We here at Blue Crab Boulevard have spent a great deal of time and expended a great deal of energy trying to warn the world about the deadly Animal Uprising™. We've tried to expose the worst of the treacherous attempts at sneak attacks by the reptile legions. That's why you now know about alligators baiting traps with newspapers. That is why the whole world knows the danger of alligators disguised as doormats. Even the latest hideous trick of alligators gift wrapping themselves has been exposed by our fearless reporting. (And by the way, the word 'fear' in fearless is not pronounced 'sense'. We don't understand why people keep mispronouncing it.)
So now we bring you the latest warning in the continuing saga of camouflaged gators: they are disguising themselves as luggage.

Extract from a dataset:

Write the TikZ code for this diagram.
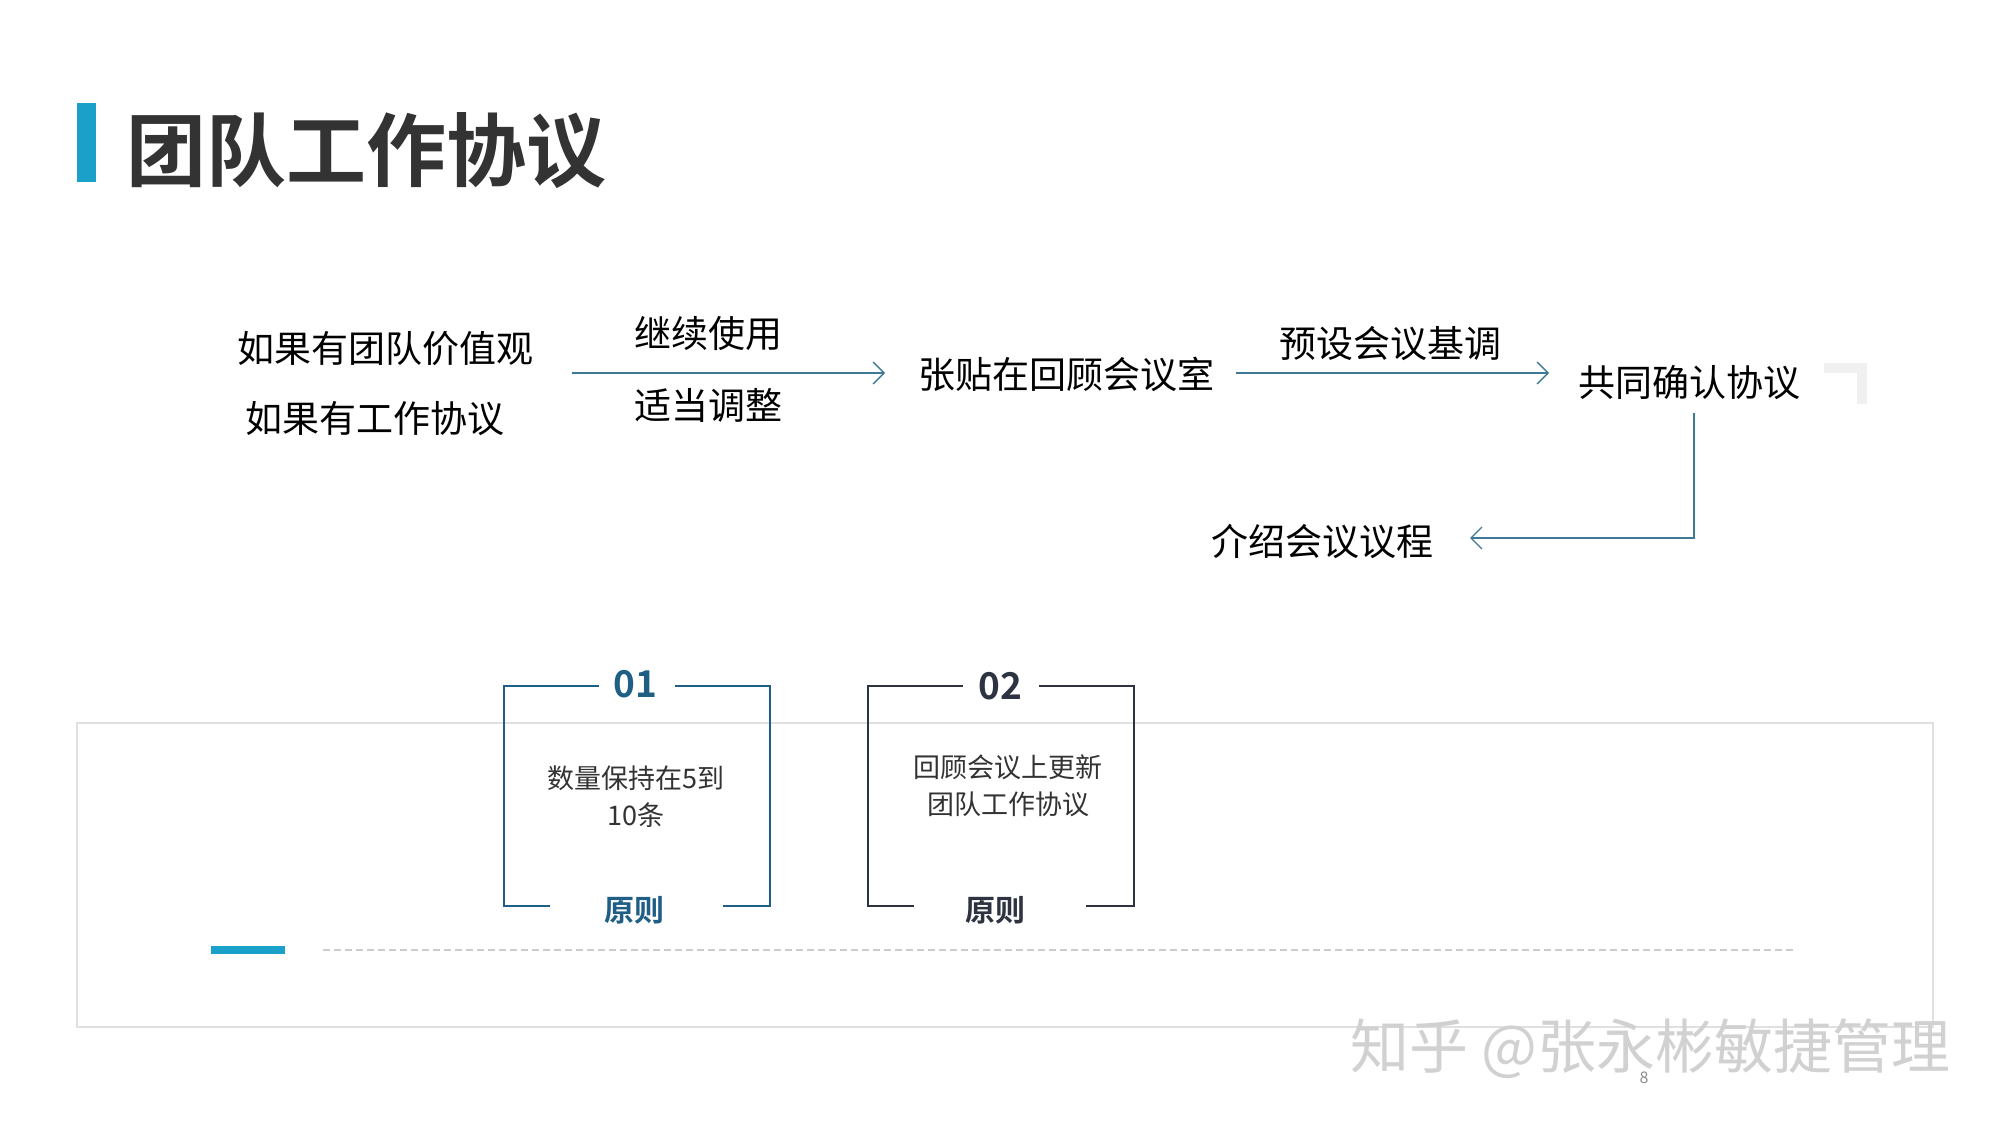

Border Patrol spokesman Lloyd Easterling said agents detained a driver on Interstate 8 in Yuma, southwest of Phoenix, after drug sniffing dogs were alerted to the odour of narcotics in a car late on Thursday.
A brief search yielded a small quantity of marijuana and the agents asked the unnamed driver if he had anything else they should know about.
"He says 'there's an alligator in there,' and sure enough there was a four-foot alligator curled around in his suitcase," Easterling said in a telephone interview on Monday.
Easterling said Arizona state police subsequently arrested the driver on drug possession charges, while the reptile was handed over to the care of the Arizona Game and Fish Department.
The alligator, which appeared to be in good shape, had not been smuggled over the border from Mexico, but was being driven from California to Phoenix, Easterling said.
The U.S. Border Patrol has inspection stations on highways north of the 2,000-mile (3,200-km) border to search for undocumented immigrants and drugs smuggled north from Mexico.
This is very serious. Think of the havoc this is going to cause in airports this time of year. Hungry luggage devouring passengers. We strong recommend that our readers do what we do and beat any suspect luggage with a baseball bat before opening it. After a while, the neighbors pretend they don't see you, but at least you'll be safe.